Leaving out every picture, retype the lines below from the top through the one that contains "396, 387, 0];".
:::::
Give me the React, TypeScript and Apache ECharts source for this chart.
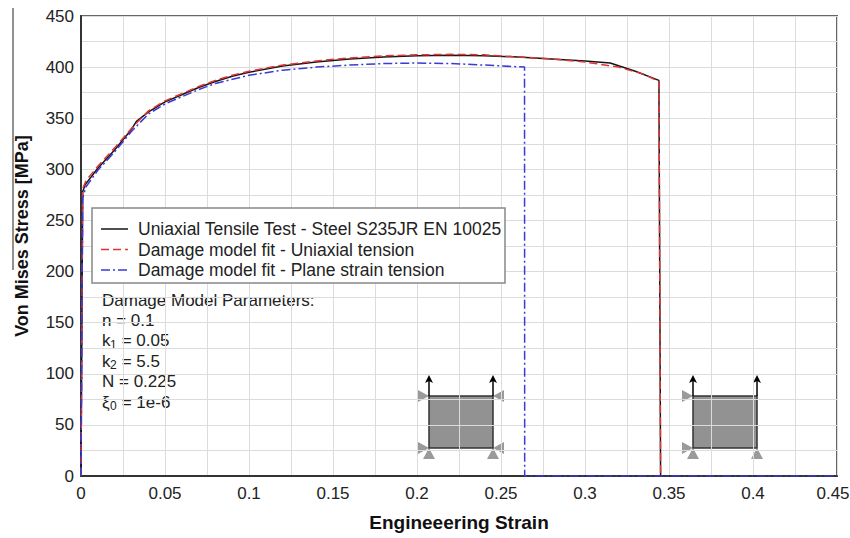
import React, { useEffect, useRef } from "react";
import * as echarts from "echarts";

const xTicks = [0, 0.05, 0.1, 0.15, 0.2, 0.25, 0.3, 0.35, 0.4, 0.45];
const yTicks = [0, 50, 100, 150, 200, 250, 300, 350, 400, 450];

const seriesNames = [
  "Uniaxial Tensile Test - Steel S235JR EN 10025",
  "Damage model fit - Uniaxial tension",
  "Damage model fit - Plane strain tension",
];
const seriesColors = ["#151515", "#e03535", "#3a3ad8"];
const seriesDash: (number[] | null)[] = [null, [8, 4], [9, 3, 2, 3]];

const expStrain = [0, 0.001, 0.0025, 0.01, 0.02, 0.03, 0.033, 0.04, 0.05, 0.06, 0.07, 0.08, 0.09, 0.1, 0.12, 0.14, 0.16, 0.18, 0.2, 0.22, 0.24, 0.26, 0.28, 0.3, 0.315, 0.33, 0.344, 0.345];
const expStress = [0, 278, 285, 301, 319, 339, 347, 356, 366, 373, 380, 386, 391, 395, 401, 405, 408, 410, 411, 411.5, 411, 410, 408, 406, 404, 396, 387, 0];

const uniStrain = [0, 0.001, 0.003, 0.01, 0.02, 0.03, 0.04, 0.05, 0.06, 0.07, 0.08, 0.09, 0.1, 0.12, 0.14, 0.16, 0.18, 0.2, 0.22, 0.24, 0.26, 0.28, 0.3, 0.32, 0.335, 0.344, 0.345];
const uniStress = [0, 281, 289, 303, 321, 340, 357, 367, 374, 381, 387, 392, 396, 402, 406, 409, 411, 412, 412.5, 412, 410, 408, 405, 400, 393, 386, 0];

const psStrain = [0, 0.001, 0.003, 0.01, 0.02, 0.03, 0.04, 0.05, 0.06, 0.07, 0.08, 0.1, 0.12, 0.14, 0.16, 0.18, 0.2, 0.22, 0.24, 0.264, 0.2641, 0.45];
const psStress = [0, 272, 283, 299, 317, 337, 354, 364, 371, 378, 384, 392, 397, 400, 402, 403.5, 404, 403.5, 402, 400, 0, 0];

const params = [
  { main: "Damage Model Parameters:", sub: "", rest: "" },
  { main: "n = 0.1", sub: "", rest: "" },
  { main: "k", sub: "1", rest: " = 0.05" },
  { main: "k", sub: "2", rest: " = 5.5" },
  { main: "N = 0.225", sub: "", rest: "" },
  { main: "ξ", sub: "0", rest: " = 1e-6" },
];

const zip = (xs: number[], ys: number[]) => xs.map((x, i) => [x, ys[i]]);

const FONT = "'Liberation Sans', Arial, sans-serif";
const GRAY = "#9a9a9a";

function tri(points: number[][]) {
  return { type: "polygon", shape: { points }, style: { fill: GRAY }, silent: true };
}
function arrow(x: number, yTop: number, yBase: number) {
  return [
    { type: "line", shape: { x1: x, y1: yBase, x2: x, y2: yTop + 4 }, style: { stroke: "#000", lineWidth: 1.5 } },
    { type: "polygon", shape: { points: [[x, yTop], [x - 4, yTop + 8], [x, yTop + 6], [x + 4, yTop + 8]] }, style: { fill: "#000" } },
  ];
}

function buildGraphics() {
  const g: any[] = [];
  g.push({ type: "line", shape: { x1: 13, y1: 8, x2: 13, y2: 270 }, style: { stroke: "#222", lineWidth: 1 } });
  g.push({
    type: "text",
    x: 22,
    y: 236,
    rotation: Math.PI / 2,
    style: { text: "Von Mises Stress [MPa]", font: `bold 18px ${FONT}`, fill: "#111", align: "center", verticalAlign: "middle" },
  });
  // legend
  g.push({ type: "rect", shape: { x: 92, y: 208, width: 413, height: 75 }, style: { fill: "#fff", stroke: "#888", lineWidth: 1.5 }, z: 10 });
  seriesNames.forEach((name, i) => {
    const y = 229 + i * 20.5;
    g.push({
      type: "line",
      shape: { x1: 101, y1: y, x2: 128, y2: y },
      style: { stroke: seriesColors[i], lineWidth: 1.5, lineDash: seriesDash[i] || undefined },
      z: 11,
    });
    g.push({ type: "text", x: 138, y, style: { text: name, font: `17.5px ${FONT}`, fill: "#222", verticalAlign: "middle" }, z: 11 });
  });
  // parameters
  params.forEach((p, i) => {
    const y = 300 + i * 20.4;
    g.push({ type: "text", x: 102, y, style: { text: p.main, font: `17px ${FONT}`, fill: "#222", verticalAlign: "middle" } });
    if (p.sub) {
      g.push({ type: "text", x: 110, y: y + 4, style: { text: p.sub, font: `12px ${FONT}`, fill: "#222", verticalAlign: "middle" } });
      g.push({ type: "text", x: 117, y, style: { text: p.rest, font: `17px ${FONT}`, fill: "#222", verticalAlign: "middle" } });
    }
  });
  // icon 1 (plane strain)
  const a = { l: 429, r: 493, t: 396, b: 448 };
  g.push(tri([[418, 390], [429, 396], [418, 402]]));
  g.push(tri([[504, 390], [493, 396], [504, 402]]));
  g.push(tri([[418, 442], [429, 448], [418, 454]]));
  g.push(tri([[504, 442], [493, 448], [504, 454]]));
  g.push(tri([[429, 448], [423, 459], [435, 459]]));
  g.push(tri([[493, 448], [487, 459], [499, 459]]));
  g.push({ type: "rect", shape: { x: a.l, y: a.t, width: a.r - a.l, height: a.b - a.t }, style: { fill: "#929292", stroke: "#333", lineWidth: 1.5 } });
  g.push(...arrow(a.l, 375, a.t));
  g.push(...arrow(a.r, 375, a.t));
  // icon 2 (uniaxial)
  const c = { l: 693, r: 757, t: 396, b: 448 };
  g.push(tri([[682, 390], [693, 396], [682, 402]]));
  g.push(tri([[682, 442], [693, 448], [682, 454]]));
  g.push(tri([[693, 448], [687, 459], [699, 459]]));
  g.push(tri([[757, 448], [751, 459], [763, 459]]));
  g.push({ type: "rect", shape: { x: c.l, y: c.t, width: c.r - c.l, height: c.b - c.t }, style: { fill: "#929292", stroke: "#333", lineWidth: 1.5 } });
  g.push(...arrow(c.l, 375, c.t));
  g.push(...arrow(c.r, 375, c.t));
  return g;
}

export default function App() {
  const ref = useRef<HTMLDivElement>(null);
  useEffect(() => {
    document.body.style.margin = "0";
    document.body.style.overflow = "hidden";
    if (!ref.current) return;
    const chart = echarts.init(ref.current, undefined, { renderer: "svg" });
    const gridLine = { show: true, lineStyle: { color: "#dcdcdc", width: 1 } };
    const xMax = xTicks[xTicks.length - 1];
    chart.setOption({
      animation: false,
      backgroundColor: "#fff",
      grid: {
        left: 81,
        right: 13,
        top: 16,
        bottom: 62,
        show: true,
        borderColor: "#666",
        borderWidth: 2,
        outerBoundsMode: "none",
        containLabel: false,
      },
      xAxis: {
        type: "value",
        min: xTicks[0],
        max: xMax,
        interval: 0.05,
        name: "Engineeering Strain",
        nameLocation: "middle",
        nameGap: 37,
        nameMoveOverlap: false,
        nameTextStyle: { fontFamily: FONT, fontWeight: "bold", fontSize: 19, color: "#111" },
        axisLine: { show: true, lineStyle: { color: "#333", width: 2 } },
        axisTick: { show: false },
        axisLabel: {
          fontFamily: FONT,
          fontSize: 17,
          color: "#222",
          margin: 9,
          formatter: (v: number) => (Math.abs(v - xMax) < 1e-9 ? `{last|${v}}` : `${v}`),
          rich: { last: { fontFamily: FONT, fontSize: 17, color: "#222", padding: [0, 8, 0, 0] } },
        },
        splitLine: gridLine,
        minorTick: { show: false, splitNumber: 2 },
        minorSplitLine: gridLine,
      },
      yAxis: {
        type: "value",
        min: yTicks[0],
        max: yTicks[yTicks.length - 1],
        interval: 50,
        axisLine: { show: true, lineStyle: { color: "#333", width: 2 } },
        axisTick: { show: false },
        axisLabel: { fontFamily: FONT, fontSize: 17, color: "#222", margin: 7 },
        splitLine: gridLine,
        minorTick: { show: false, splitNumber: 2 },
        minorSplitLine: gridLine,
      },
      series: [
        {
          name: seriesNames[0],
          type: "line",
          data: zip(expStrain, expStress),
          symbol: "none",
          lineStyle: { color: seriesColors[0], width: 1.5, type: "solid" },
          z: 3,
        },
        {
          name: seriesNames[1],
          type: "line",
          data: zip(uniStrain, uniStress),
          symbol: "none",
          lineStyle: { color: seriesColors[1], width: 1.5, type: seriesDash[1] },
          z: 4,
        },
        {
          name: seriesNames[2],
          type: "line",
          data: zip(psStrain, psStress),
          symbol: "none",
          lineStyle: { color: seriesColors[2], width: 1.5, type: seriesDash[2] },
          z: 5,
        },
      ],
      graphic: buildGraphics(),
    });
    return () => chart.dispose();
  }, []);
  return <div ref={ref} style={{ position: "absolute", left: 0, top: 0, width: 850, height: 538 }} />;
}
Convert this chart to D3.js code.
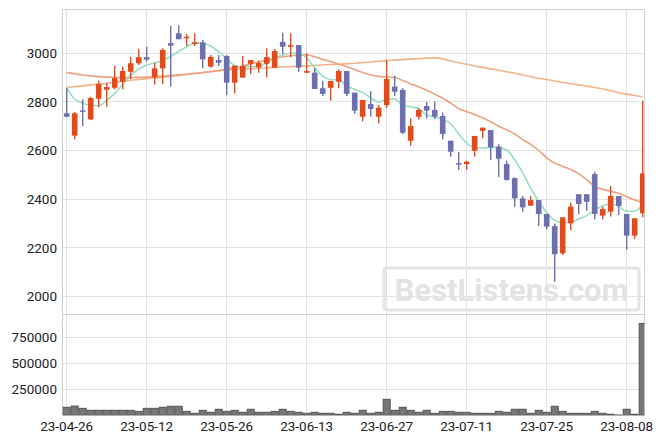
<!DOCTYPE html>
<html><head><meta charset="utf-8">
<script src="https://cdn.jsdelivr.net/npm/d3@7/dist/d3.min.js"></script>
<style>
html,body{margin:0;padding:0;background:#fff;}
svg{display:block;font-family:Roboto,"Noto Sans",sans-serif;}
</style></head>
<body><svg id="c" width="663" height="444"></svg>
<script>
const dates = ["23-04-26","23-04-27","23-04-28","23-05-02","23-05-03","23-05-04","23-05-08","23-05-09","23-05-10","23-05-11",
"23-05-12","23-05-15","23-05-16","23-05-17","23-05-18","23-05-19","23-05-22","23-05-23","23-05-24","23-05-25",
"23-05-26","23-05-30","23-05-31","23-06-01","23-06-02","23-06-05","23-06-07","23-06-08","23-06-09","23-06-12",
"23-06-13","23-06-14","23-06-15","23-06-16","23-06-19","23-06-20","23-06-21","23-06-22","23-06-23","23-06-26",
"23-06-27","23-06-28","23-06-29","23-06-30","23-07-03","23-07-04","23-07-05","23-07-06","23-07-07","23-07-10",
"23-07-11","23-07-12","23-07-13","23-07-14","23-07-17","23-07-18","23-07-19","23-07-20","23-07-21","23-07-24",
"23-07-25","23-07-26","23-07-27","23-07-28","23-07-31","23-08-01","23-08-02","23-08-03","23-08-04","23-08-07",
"23-08-08","23-08-09","23-08-10"];
const open = [2753,2661,2765,2728,2813,2850,2858,2883,2924,2959, 2984,2901,2938,3042,3082,3062,3038,3045,2945,2972,
2989,2879,2900,2957,2942,2957,2941,3047,3027,3034, 2920,2920,2856,2858,2883,2927,2838,2739,2791,2739,
2787,2863,2849,2640,2739,2783,2767,2742,2640,2548, 2544,2599,2681,2684,2616,2544,2486,2403,2373,2396,
2339,2289,2177,2300,2420,2420,2503,2332,2348,2413, 2339,2250,2342];
const high = [2857,2758,2811,2821,2887,2878,2948,2945,2986,3018, 3027,2961,3021,3112,3115,3079,3082,3055,2993,2993,
2992,2949,2989,2972,2970,3021,3018,3085,3082,3034, 3000,2938,2886,2886,2934,2927,2838,2808,2845,2787,
2972,2908,2856,2733,2774,2801,2801,2756,2640,2595, 2558,2660,2694,2684,2626,2558,2490,2413,2413,2396,
2339,2300,2325,2385,2420,2420,2513,2369,2454,2413, 2339,2321,2805];
const low = [2737,2646,2701,2725,2778,2780,2852,2852,2894,2952, 2965,2872,2874,2863,3058,3030,3030,2938,2941,2948,
2828,2835,2900,2914,2920,2901,2941,2996,2984,2924, 2920,2853,2824,2805,2856,2824,2750,2719,2739,2712,
2775,2824,2667,2620,2728,2733,2730,2646,2575,2520, 2520,2575,2650,2561,2490,2476,2369,2348,2373,2289,
2276,2060,2170,2273,2339,2352,2317,2317,2328,2335, 2191,2236,2325];
const close = [2739,2753,2760,2816,2874,2861,2898,2927,2959,2984, 2974,2938,3014,3031,3058,3068,3045,2975,2985,2961,
2879,2949,2948,2972,2960,2984,3009,3027,3034,2941, 2927,2853,2833,2886,2927,2833,2764,2808,2771,2776,
2894,2842,2673,2701,2767,2764,2739,2668,2595,2545, 2554,2660,2694,2613,2566,2479,2403,2366,2396,2339,
2287,2173,2325,2369,2380,2389,2339,2359,2413,2372, 2250,2321,2506];
const volume = [77000,89000,67000,48000,48000,48000,48000,48000,48000,38000, 67000,67000,77000,87000,87000,38000,19000,48000,29000,58000,
38000,48000,29000,58000,29000,29000,38000,58000,38000,29000, 19000,29000,19000,19000,10000,29000,19000,48000,19000,29000,
154000,48000,77000,48000,29000,48000,19000,38000,38000,29000, 29000,19000,19000,19000,38000,29000,58000,58000,19000,48000,
29000,87000,38000,19000,19000,19000,38000,19000,10000,3000, 58000,10000,885000];
const ma5 = [2858,2812,2795,2785,2785,2805,2835,2872,2910,2935, 2952,2960,2970,2987,3008,3027,3043,3041,3030,3006,
2979,2950,2945,2945,2946,2960,2980,2993,3000,3000, 2980,2940,2906,2892,2890,2865,2852,2839,2817,2800,
2810,2812,2786,2780,2772,2746,2738,2728,2710,2668, 2630,2612,2609,2613,2612,2602,2562,2508,2445,2390,
2345,2312,2304,2305,2318,2332,2355,2372,2380,2370, 2350,2350,2378];
const ma20 = [2921,2916,2911,2907,2904,2902,2901,2900,2900,2901, 2902,2904,2906,2908,2911,2914,2917,2920,2924,2929,
2935,2941,2948,2956,2964,2972,2980,2986,2990,2992, 2993,2986,2975,2966,2955,2945,2933,2921,2911,2905,
2903,2901,2888,2874,2862,2848,2832,2815,2795,2772, 2760,2748,2735,2718,2700,2685,2668,2645,2625,2600,
2570,2548,2535,2522,2505,2480,2452,2440,2432,2424, 2410,2396,2386];
const ma120 = [2860,2863,2866,2870,2873,2877,2881,2885,2889,2892, 2895,2898,2902,2905,2909,2913,2917,2921,2925,2928,
2931,2933,2935,2937,2938,2940,2942,2944,2945,2947, 2948,2950,2952,2954,2955,2957,2959,2962,2964,2967,
2970,2972,2974,2976,2978,2980,2981,2977,2968,2961, 2955,2948,2942,2936,2930,2924,2918,2911,2904,2897,
2892,2886,2880,2875,2870,2865,2859,2853,2846,2838, 2832,2826,2821];
const priceTicks = [2000,2200,2400,2600,2800,3000];
const volTicks = [250000,500000,750000];
const dateTicks = ["23-04-26","23-05-12","23-05-26","23-06-13","23-06-27","23-07-11","23-07-25","23-08-08"];

const W=663,H=444;
const L=62.3,R=644.3,T=9.3,MID=314.3,B=415.3;
const UP="#e64a19",DOWN="#6c70b0";
const svg=d3.select("#c");
const x=d3.scaleBand().domain(dates).range([62.7,62.7+8*dates.length]).padding(0);
const xc=d=>x(d)+x.bandwidth()/2;
const y=d3.scaleLinear().domain([1926,3181]).range([MID,T]);
const yv=d3.scaleLinear().domain([0,973000]).range([B,MID]);

const defs=svg.append("defs");
defs.append("clipPath").attr("id","cp").append("rect").attr("x",L).attr("y",T).attr("width",R-L).attr("height",MID-T);
defs.append("clipPath").attr("id","cv").append("rect").attr("x",L).attr("y",MID).attr("width",R-L).attr("height",B-MID);

const grid=svg.append("g").attr("stroke","#e2e2e2").attr("stroke-width",1).attr("shape-rendering","crispEdges");
priceTicks.forEach(t=>grid.append("line").attr("x1",L).attr("x2",R).attr("y1",y(t)).attr("y2",y(t)));
volTicks.forEach(t=>grid.append("line").attr("x1",L).attr("x2",R).attr("y1",yv(t)).attr("y2",yv(t)));
dateTicks.forEach(t=>grid.append("line").attr("x1",xc(t)).attr("x2",xc(t)).attr("y1",T).attr("y2",B));

// watermark
const wm=svg.append("g");
wm.append("rect").attr("x",384).attr("y",268).attr("width",255).attr("height",42).attr("rx",3)
 .attr("fill","none").attr("stroke","#e3e3e3").attr("stroke-width",3);
wm.append("text").attr("x",511.5).attr("y",301).attr("text-anchor","middle").attr("font-size",31).attr("font-weight",700)
 .attr("fill","#e3e3e3").text("BestListens.com");

// frame
const fr=svg.append("g").attr("stroke","#d0d0d0").attr("fill","none").attr("shape-rendering","crispEdges");
fr.append("rect").attr("x",L).attr("y",T).attr("width",R-L).attr("height",B-T);
fr.append("line").attr("x1",L).attr("x2",R).attr("y1",MID).attr("y2",MID);

// MA lines
const idx=d3.range(dates.length);
const lineOf=arr=>d3.line().x(i=>xc(dates[i])).y(i=>y(arr[i])).curve(d3.curveMonotoneX)(idx);
const pg=svg.append("g").attr("clip-path","url(#cp)");
pg.append("path").attr("d",lineOf(ma120)).attr("fill","none").attr("stroke","#f2b48a").attr("stroke-width",1.6);
pg.append("path").attr("d",lineOf(ma20)).attr("fill","none").attr("stroke","#eea07e").attr("stroke-width",1.6);
pg.append("path").attr("d",lineOf(ma5)).attr("fill","none").attr("stroke","#98dec6").attr("stroke-width",1.6);

// candles
const bw=5.6;
const cg=pg.append("g");
idx.forEach(i=>{
  const col=close[i]>=open[i]?UP:DOWN;
  const cx=xc(dates[i]);
  cg.append("line").attr("x1",cx).attr("x2",cx).attr("y1",y(high[i])).attr("y2",y(low[i])).attr("stroke",col).attr("stroke-width",1.4);
  const top=y(Math.max(open[i],close[i])),bot=y(Math.min(open[i],close[i]));
  cg.append("rect").attr("x",cx-bw/2).attr("y",top).attr("width",bw).attr("height",Math.max(1.5,bot-top)).attr("fill",col);
});

// volume
const vg=svg.append("g").attr("clip-path","url(#cv)");
idx.forEach(i=>{
  vg.append("rect").attr("x",x(dates[i])+0.5).attr("y",yv(volume[i])).attr("width",x.bandwidth()-1).attr("height",B-yv(volume[i]))
   .attr("fill","#777").attr("stroke","#555").attr("stroke-width",1);
});

// labels
const lab=svg.append("g").attr("fill","#222").attr("font-size",13.5);
priceTicks.forEach(t=>lab.append("text").attr("x",57).attr("y",y(t)).attr("dy","0.36em").attr("text-anchor","end").text(t));
volTicks.forEach(t=>lab.append("text").attr("x",57).attr("y",yv(t)).attr("dy","0.36em").attr("text-anchor","end").text(t));
dateTicks.forEach(t=>lab.append("text").attr("x",xc(t)).attr("y",431).attr("text-anchor","middle").text(t));
</script></body></html>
:::::
◆ SOLUTION TO THE PROBLEM
Give me the React, TypeScript and Apache ECharts source for this chart.
import React, { useEffect, useRef } from "react";
import * as echarts from "echarts";

const xTicks = [0, 0.05, 0.1, 0.15, 0.2, 0.25, 0.3, 0.35, 0.4, 0.45];
const yTicks = [0, 50, 100, 150, 200, 250, 300, 350, 400, 450];

const seriesNames = [
  "Uniaxial Tensile Test - Steel S235JR EN 10025",
  "Damage model fit - Uniaxial tension",
  "Damage model fit - Plane strain tension",
];
const seriesColors = ["#151515", "#e03535", "#3a3ad8"];
const seriesDash: (number[] | null)[] = [null, [8, 4], [9, 3, 2, 3]];

const expStrain = [0, 0.001, 0.0025, 0.01, 0.02, 0.03, 0.033, 0.04, 0.05, 0.06, 0.07, 0.08, 0.09, 0.1, 0.12, 0.14, 0.16, 0.18, 0.2, 0.22, 0.24, 0.26, 0.28, 0.3, 0.315, 0.33, 0.344, 0.345];
const expStress = [0, 278, 285, 301, 319, 339, 347, 356, 366, 373, 380, 386, 391, 395, 401, 405, 408, 410, 411, 411.5, 411, 410, 408, 406, 404, 396, 387, 0];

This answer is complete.